With so many well-established metal acts like Megadeth, Dream Theater and Machine Head releasing albums this fall, it is refreshing to see more recent bands coming out with new material that stands up to bands who have been doing it for decades.
Case in point, Brooklyn’s Hull: The band released its debut album, Sole Lord, in 2009 and has returned with Beyond The Lightless Sky on the End. In the production of its second album, Hull teamed up with Brett Romnes of I Am The Avalanche and Billy Anderson, whose production resume includes the Melvins and Eyehategod. The result combines punk thrash and sludgy, wonderfully brutal metal.
Opener “Earth From Water” barely wastes any time building up, immediately jumping into a double-bass stampede, lead by torrential, growling vocals. About halfway through, the song takes a progressive turn into the psychedelic, adding delay effects as the perfect accoutrement to the guitars and bringing down the drums to minimal beats on the kick and toms. Maybe because it’s 11 minutes long and has plenty of room to do it, but if any one song on the record exemplifies Hull’s sound best, “Earth From Water” is it. Another album standout is the title track, “Beyond The Lightless Sky.” It moves effortlessly back and forth between hardcore punk-infused rampages and slow, immense breakdowns.

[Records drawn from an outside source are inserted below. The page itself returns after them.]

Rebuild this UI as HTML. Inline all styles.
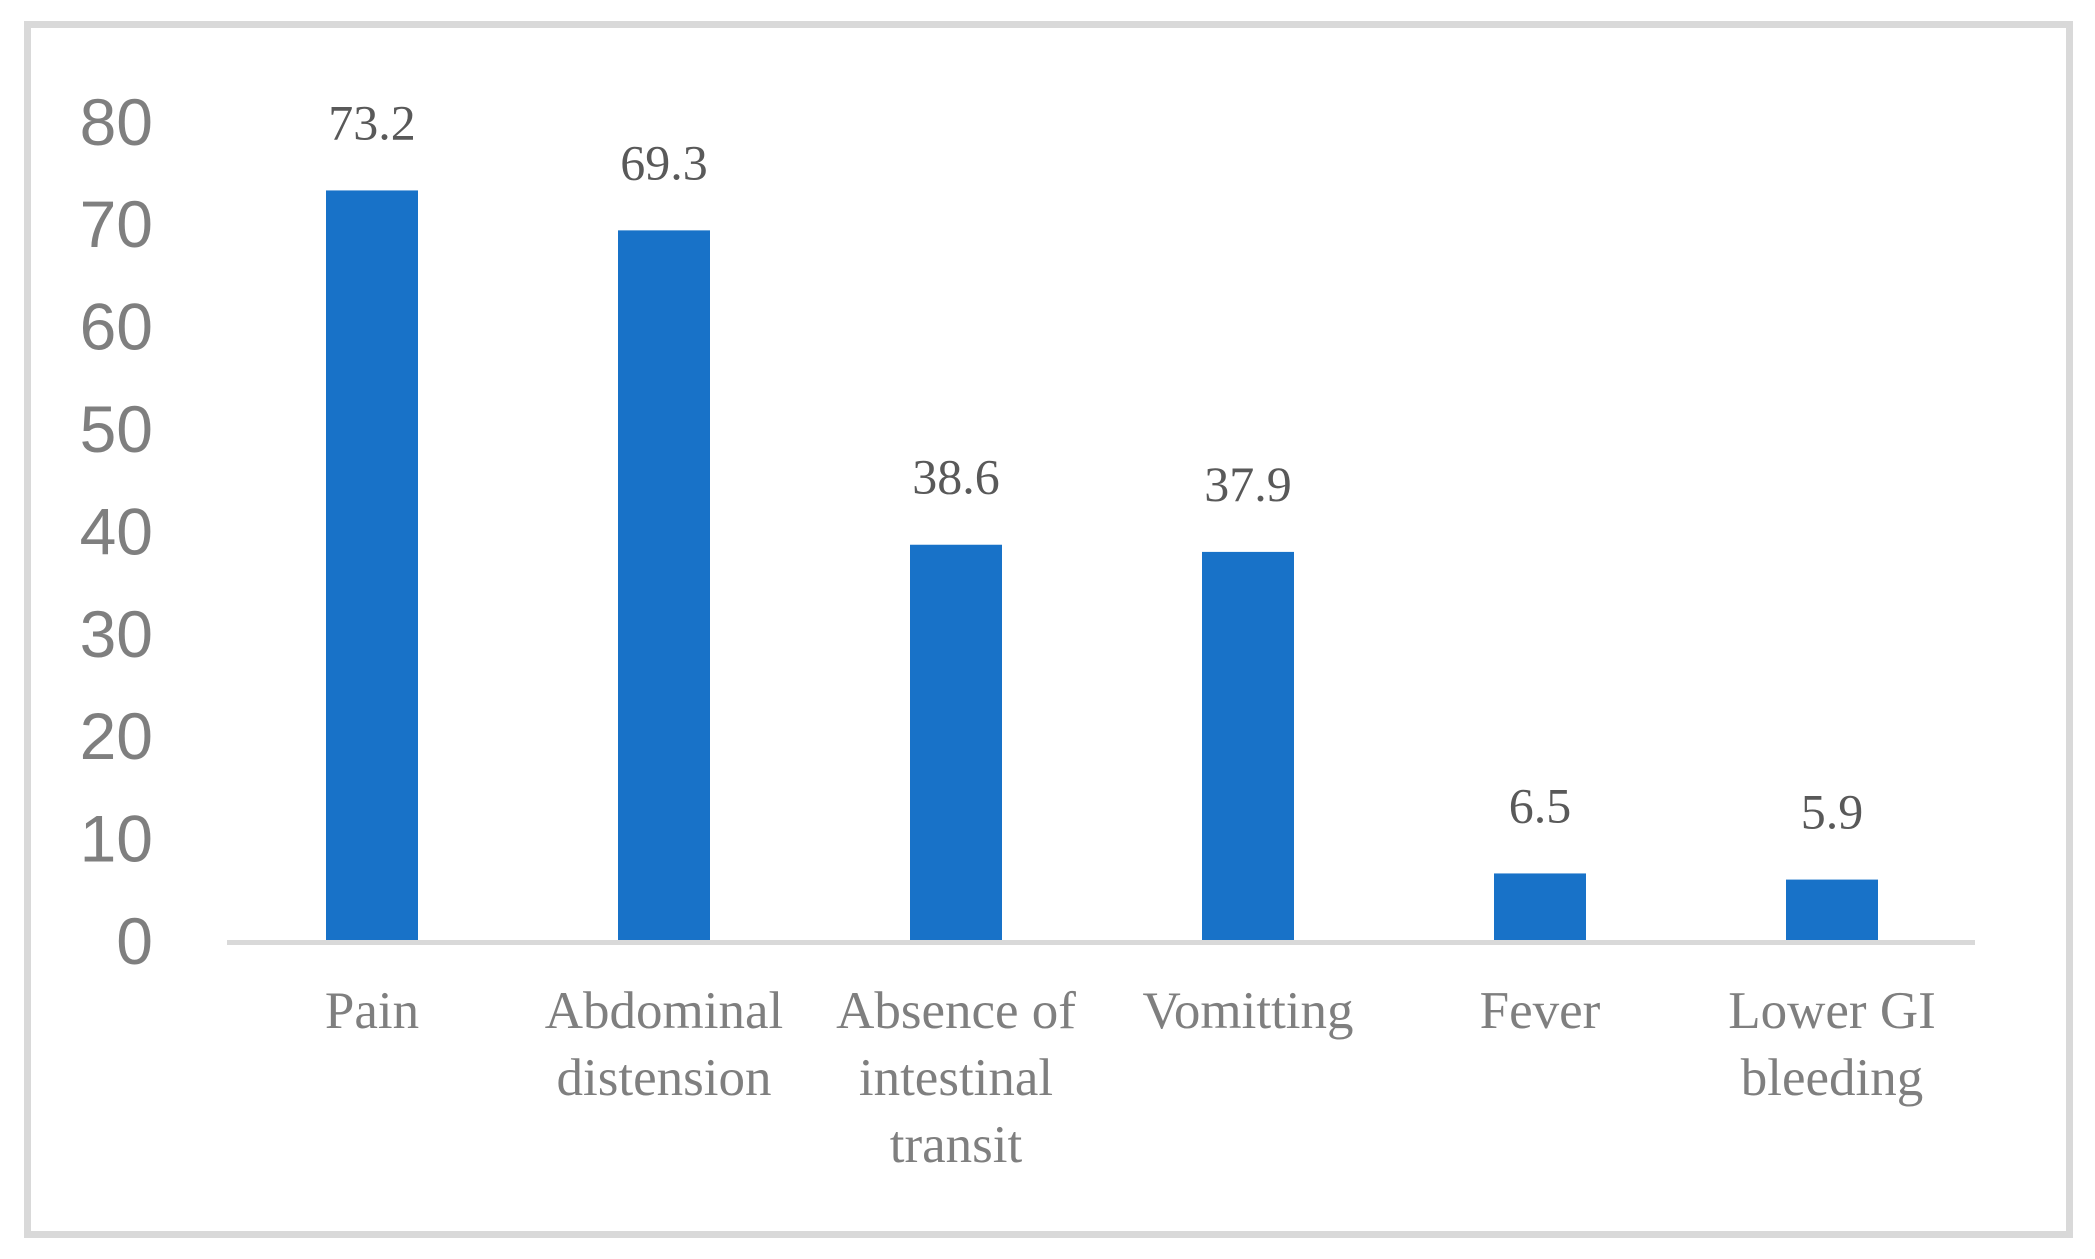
<!DOCTYPE html>
<html><head><meta charset="utf-8"><style>
html,body{margin:0;padding:0;background:#fff;}
svg{display:block;}
</style></head><body>
<svg id="chart" width="2095" height="1259" viewBox="0 0 2095 1259" xmlns="http://www.w3.org/2000/svg">
<rect x="27.5" y="24.5" width="2042" height="1210" fill="#fff" stroke="#d9d9d9" stroke-width="7"/>
<g id="yticks"></g>
<g id="bars"></g>
<line x1="227" y1="942.5" x2="1975" y2="942.5" stroke="#d9d9d9" stroke-width="5"/>
<g id="xlabels"></g>
</svg>
<script>
const categories = [["Pain"],["Abdominal","distension"],["Absence of","intestinal","transit"],["Vomitting"],["Fever"],["Lower GI","bleeding"]];
const values = [73.2, 69.3, 38.6, 37.9, 6.5, 5.9];
const valueLabels = ["73.2","69.3","38.6","37.9","6.5","5.9"];
const yTicks = [0,10,20,30,40,50,60,70,80];

const NS = "http://www.w3.org/2000/svg";
const y0 = 940, unit = 10.24;
function yScale(v){ return y0 - v*unit; }
const x0 = 372, step = 292, barW = 92;
function xScale(i){ return x0 + i*step; }

const yg = document.getElementById('yticks');
yTicks.forEach(t=>{
  const tx = document.createElementNS(NS,'text');
  
  
  tx.setAttribute('x',153);
  tx.setAttribute('y',yScale(t)+24);
  tx.setAttribute('text-anchor','end');
  tx.setAttribute('font-family','"Liberation Sans", sans-serif');
  tx.setAttribute('font-size','66');
  tx.setAttribute('fill','#7f7f7f');
  tx.textContent = t;
  yg.appendChild(tx);
});

const bg = document.getElementById('bars');
const xg = document.getElementById('xlabels');
values.forEach((v,i)=>{
  const cx = xScale(i);
  const r = document.createElementNS(NS,'rect');
  
  
  r.setAttribute('x',cx-barW/2);
  r.setAttribute('y',yScale(v));
  r.setAttribute('width',barW);
  r.setAttribute('height',y0-yScale(v));
  r.setAttribute('fill','#1872c8');
  bg.appendChild(r);
  const vl = document.createElementNS(NS,'text');
  
  
  vl.setAttribute('x',cx);
  vl.setAttribute('y',yScale(v)-51);
  vl.setAttribute('text-anchor','middle');
  vl.setAttribute('font-family','"Liberation Serif", serif');
  vl.setAttribute('font-size','50');
  vl.setAttribute('fill','#595959');
  vl.textContent = valueLabels[i];
  bg.appendChild(vl);
  categories[i].forEach((line,j)=>{
    const c = document.createElementNS(NS,'text');
    
    
    c.setAttribute('x',cx);
    c.setAttribute('y',1028+j*67);
    c.setAttribute('text-anchor','middle');
    c.setAttribute('font-family','"Liberation Serif", serif');
    c.setAttribute('font-size','53');
    c.setAttribute('fill','#7f7f7f');
    c.textContent = line;
    xg.appendChild(c);
  });
});
</script>
</body></html>
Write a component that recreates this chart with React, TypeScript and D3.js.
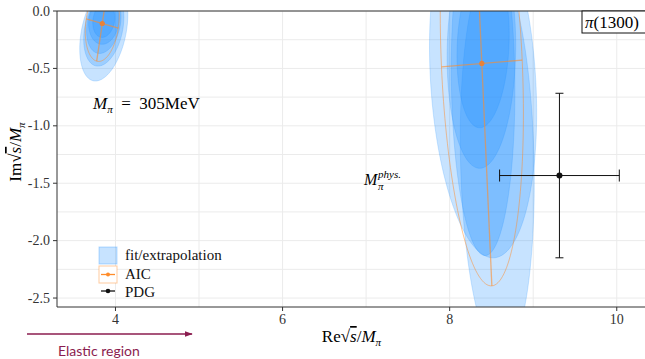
import React from "react";
import * as d3 from "d3";

const W = 645;
const H = 359;

// axis ticks
const xTicks = [4, 6, 8, 10];
const yTicks = [0, -0.5, -1, -1.5, -2, -2.5];
const xGrid = [4, 5, 6, 7, 8, 9, 10];
const yGrid = [0, -0.25, -0.5, -0.75, -1, -1.25, -1.5, -1.75, -2, -2.25, -2.5];

// fit/extrapolation ellipses: centre + two semi-axis vectors (data units)
const fitEllipsesLow = [
  { cx: 3.86, cy: -0.18, ux: 0.27, uy: 0, vx: 0.1, vy: 0.43 },
  { cx: 3.86, cy: -0.15, ux: 0.23, uy: 0, vx: 0.07, vy: 0.33 },
  { cx: 3.86, cy: -0.11, ux: 0.2, uy: 0, vx: 0.05, vy: 0.26 },
  { cx: 3.86, cy: -0.09, ux: 0.18, uy: 0, vx: 0.02, vy: 0.2 },
  { cx: 3.86, cy: -0.08, ux: 0.13, uy: 0, vx: 0.02, vy: 0.15 },
];
const fitEllipsesHigh = [
  { cx: 8.4, cy: -0.6, ux: 0.63, uy: 0, vx: -0.12, vy: 1.55 },
  { cx: 8.57, cy: -1.3, ux: 0.44, uy: 0, vx: -0.05, vy: 1.7 },
  { cx: 8.4, cy: -0.6, ux: 0.38, uy: 0, vx: -0.025, vy: 1.53 },
  { cx: 8.38, cy: -0.35, ux: 0.41, uy: 0, vx: 0.02, vy: 1.02 },
  { cx: 8.4, cy: -0.3, ux: 0.31, uy: 0, vx: 0.04, vy: 0.717 },
];

// AIC averaged poles with their error ellipses
const aicPoles = [
  { cx: 3.842, cy: -0.109, ux: 0.192, uy: -0.04, vx: -0.067, vy: -0.328 },
  { cx: 8.385, cy: -0.457, ux: 0.483, uy: 0.03, vx: 0.12, vy: -1.937 },
];

// PDG pi(1300): M = 1300 +- 100 MeV, Gamma = 200..600 MeV, in units of M_pi(phys)
const pdgX = [9.314];
const pdgY = [-1.433];
const pdgErrX = [0.7165];
const pdgErrY = [0.7165];

const BLUE = "rgb(30,144,255)";
const ORANGE = "rgb(255,140,42)";
const MAROON = "#8b1d4f";
const SERIF = "Liberation Serif, DejaVu Serif, serif";
const SANS = "Lato, Open Sans, sans-serif";

export default function App() {
  const x = d3.scaleLinear().domain([3.3, 10.35]).range([57, 646]);
  const y = d3.scaleLinear().domain([-2.578, 0]).range([307, 11]);
  const [x0, x1] = x.range();
  const [yb, yt] = y.range();

  const ellipsePath = (e: any) => {
    const pts = d3.range(0, 160).map((i) => {
      const t = (i / 160) * 2 * Math.PI;
      return [
        x(e.cx + e.ux * Math.cos(t) + e.vx * Math.sin(t)),
        y(e.cy + e.uy * Math.cos(t) + e.vy * Math.sin(t)),
      ] as [number, number];
    });
    return d3.line().curve(d3.curveLinearClosed)(pts) || "";
  };

  const allFit = [...fitEllipsesLow, ...fitEllipsesHigh];

  return (
    <svg
      width={W}
      height={H}
      style={{ position: "fixed", left: 0, top: 0, background: "#fff", fontFamily: SERIF }}
    >
      <defs>
        <clipPath id="plot">
          <rect x={x0} y={yt} width={x1 - x0} height={yb - yt} />
        </clipPath>
        <marker id="arr" viewBox="0 0 10 10" refX={9} refY={5} markerWidth={8} markerHeight={8} orient="auto" markerUnits="userSpaceOnUse">
          <path d="M0,1.5 L10,5 L0,8.5 Z" fill={MAROON} />
        </marker>
      </defs>

      {/* grid */}
      <g stroke="#ebebeb" strokeWidth={1}>
        {xGrid.map((v) => (
          <line key={"gx" + v} x1={x(v)} x2={x(v)} y1={yt} y2={yb} />
        ))}
        {yGrid.map((v) => (
          <line key={"gy" + v} x1={x0} x2={x1} y1={y(v)} y2={y(v)} />
        ))}
      </g>

      {/* ellipses */}
      <g clipPath="url(#plot)">
        {allFit.map((e, i) => (
          <path
            key={"f" + i}
            d={ellipsePath(e)}
            fill={BLUE}
            fillOpacity={0.25}
            stroke={BLUE}
            strokeOpacity={0.25}
            strokeWidth={0.8}
          />
        ))}
        {aicPoles.map((e, i) => (
          <g key={"a" + i}>
            <path d={ellipsePath(e)} fill="none" stroke={ORANGE} strokeOpacity={0.5} strokeWidth={1} />
            <line
              x1={x(e.cx - e.ux)}
              y1={y(e.cy - e.uy)}
              x2={x(e.cx + e.ux)}
              y2={y(e.cy + e.uy)}
              stroke={ORANGE}
              strokeOpacity={0.6}
              strokeWidth={1.3}
            />
            <line
              x1={x(e.cx - e.vx)}
              y1={y(e.cy - e.vy)}
              x2={x(e.cx + e.vx)}
              y2={y(e.cy + e.vy)}
              stroke={ORANGE}
              strokeOpacity={0.6}
              strokeWidth={1.3}
            />
            <circle cx={x(e.cx)} cy={y(e.cy)} r={2.6} fill="rgb(232,130,55)" />
          </g>
        ))}
        {/* PDG */}
        {pdgX.map((px, i) => (
          <g key={"p" + i} stroke="#111" strokeWidth={1}>
            <line x1={x(px - pdgErrX[i])} x2={x(px + pdgErrX[i])} y1={y(pdgY[i])} y2={y(pdgY[i])} />
            <line x1={x(px - pdgErrX[i])} x2={x(px - pdgErrX[i])} y1={y(pdgY[i]) - 6} y2={y(pdgY[i]) + 6} />
            <line x1={x(px + pdgErrX[i])} x2={x(px + pdgErrX[i])} y1={y(pdgY[i]) - 6} y2={y(pdgY[i]) + 6} />
            <line x1={x(px)} x2={x(px)} y1={y(pdgY[i] - pdgErrY[i])} y2={y(pdgY[i] + pdgErrY[i])} />
            <line x1={x(px) - 4} x2={x(px) + 4} y1={y(pdgY[i] - pdgErrY[i])} y2={y(pdgY[i] - pdgErrY[i])} />
            <line x1={x(px) - 4} x2={x(px) + 4} y1={y(pdgY[i] + pdgErrY[i])} y2={y(pdgY[i] + pdgErrY[i])} />
            <circle cx={x(px)} cy={y(pdgY[i])} r={3} fill="#111" stroke="none" />
          </g>
        ))}
      </g>

      {/* axes */}
      <g stroke="#333" strokeWidth={1}>
        <line x1={x0} x2={x0} y1={yt} y2={yb} />
        <line x1={x0} x2={x1} y1={yb} y2={yb} />
        <line x1={x0} x2={x1} y1={yt} y2={yt} />
        {yTicks.map((v) => (
          <line key={"ty" + v} x1={x0 - 4} x2={x0} y1={y(v)} y2={y(v)} />
        ))}
        {xTicks.map((v) => (
          <line key={"tx" + v} x1={x(v)} x2={x(v)} y1={yb} y2={yb + 4} />
        ))}
      </g>
      <g fontSize={14} fill="#333" style={{ fontFamily: SERIF }}>
        {yTicks.map((v) => (
          <text key={"ly" + v} x={x0 - 7} y={y(v) + 4.5} textAnchor="end" style={{ fontFamily: SERIF }}>
            {d3.format(".1f")(v).replace("−", "-")}
          </text>
        ))}
        {xTicks.map((v) => (
          <text key={"lx" + v} x={x(v)} y={yb + 17} textAnchor="middle" style={{ fontFamily: SERIF }}>
            {v}
          </text>
        ))}
      </g>

      {/* axis titles */}
      <text x={(x0 + x1) / 2} y={342} textAnchor="middle" fontSize={17} style={{ fontFamily: SERIF }}>
        Re√<tspan fontStyle="italic" textDecoration="overline">s</tspan>/<tspan fontStyle="italic">M</tspan>
        <tspan fontStyle="italic" fontSize={11} dy={4}>π</tspan>
      </text>
      <text transform="translate(21,152) rotate(-90)" textAnchor="middle" fontSize={17} style={{ fontFamily: SERIF }}>
        Im√<tspan fontStyle="italic" textDecoration="overline">s</tspan>/<tspan fontStyle="italic">M</tspan>
        <tspan fontStyle="italic" fontSize={11} dy={4}>π</tspan>
      </text>

      {/* annotations */}
      <text x={93} y={109} fontSize={17} style={{ fontFamily: SERIF }}>
        <tspan fontStyle="italic">M</tspan>
        <tspan fontStyle="italic" fontSize={11} dy={4}>π</tspan>
        <tspan dy={-4}>{"\u2002=\u2002305MeV"}</tspan>
      </text>
      <text x={364} y={185} fontSize={16} fontStyle="italic" style={{ fontFamily: SERIF }}>
        M
      </text>
      <text x={378} y={178} fontSize={11} fontStyle="italic" style={{ fontFamily: SERIF }}>
        phys.
      </text>
      <text x={378} y={190} fontSize={11} fontStyle="italic" style={{ fontFamily: SERIF }}>
        π
      </text>

      <rect x={582} y={yt} width={70} height={22} fill="#fff" stroke="#111" strokeWidth={1} />
      <text x={585} y={28} fontSize={17} style={{ fontFamily: SERIF }}>
        <tspan fontStyle="italic">π</tspan>(1300)
      </text>

      {/* legend */}
      <g fontSize={15} fill="#111">
        <rect x={99} y={247} width={18} height={17} fill={BLUE} fillOpacity={0.25} stroke={BLUE} strokeOpacity={0.3} />
        <text x={125} y={260} style={{ fontFamily: SERIF }}>fit/extrapolation</text>
        <rect x={99} y={266} width={18} height={17} fill="#fff" stroke={ORANGE} strokeOpacity={0.45} />
        <line x1={101} x2={115} y1={274.5} y2={274.5} stroke={ORANGE} strokeWidth={1.3} />
        <circle cx={108} cy={274.5} r={2} fill={ORANGE} />
        <text x={125} y={279} style={{ fontFamily: SERIF }}>AIC</text>
        <line x1={101} x2={115} y1={291} y2={291} stroke="#111" strokeWidth={1.3} />
        <circle cx={108} cy={291} r={2.3} fill="#111" />
        <text x={125} y={297} style={{ fontFamily: SERIF }}>PDG</text>
      </g>

      {/* elastic region */}
      <line x1={27} x2={192} y1={334} y2={334} stroke={MAROON} strokeWidth={1.5} markerEnd="url(#arr)" />
      <text x={58} y={356} fontSize={14} fill={MAROON} style={{ fontFamily: SANS }}>
        Elastic region
      </text>
    </svg>
  );
}
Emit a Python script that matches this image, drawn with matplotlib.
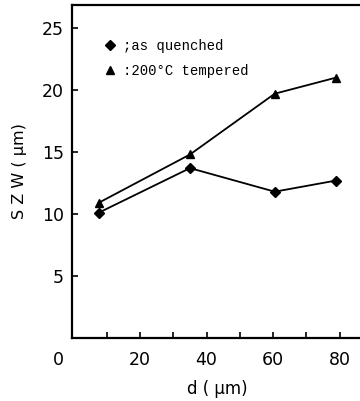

On the album as a whole, the guitar riffs are what stand out the most from the thrashing drums and growling vocals. They’re downright elegant at times, a fantastic contrast to the otherwise intense soundscape. With most of its song titles having to do with nature or the elements (“Fire Vein,” “Wake The Heavens, Reveal The Sun”) this album, like Hull’s sound in general, is much greater than everyday life on Earth. As its website proclaims “HVY FKN MTL,” Hull is a band that knows its strengths an needs nothing unnatural or extravagant to show who it is.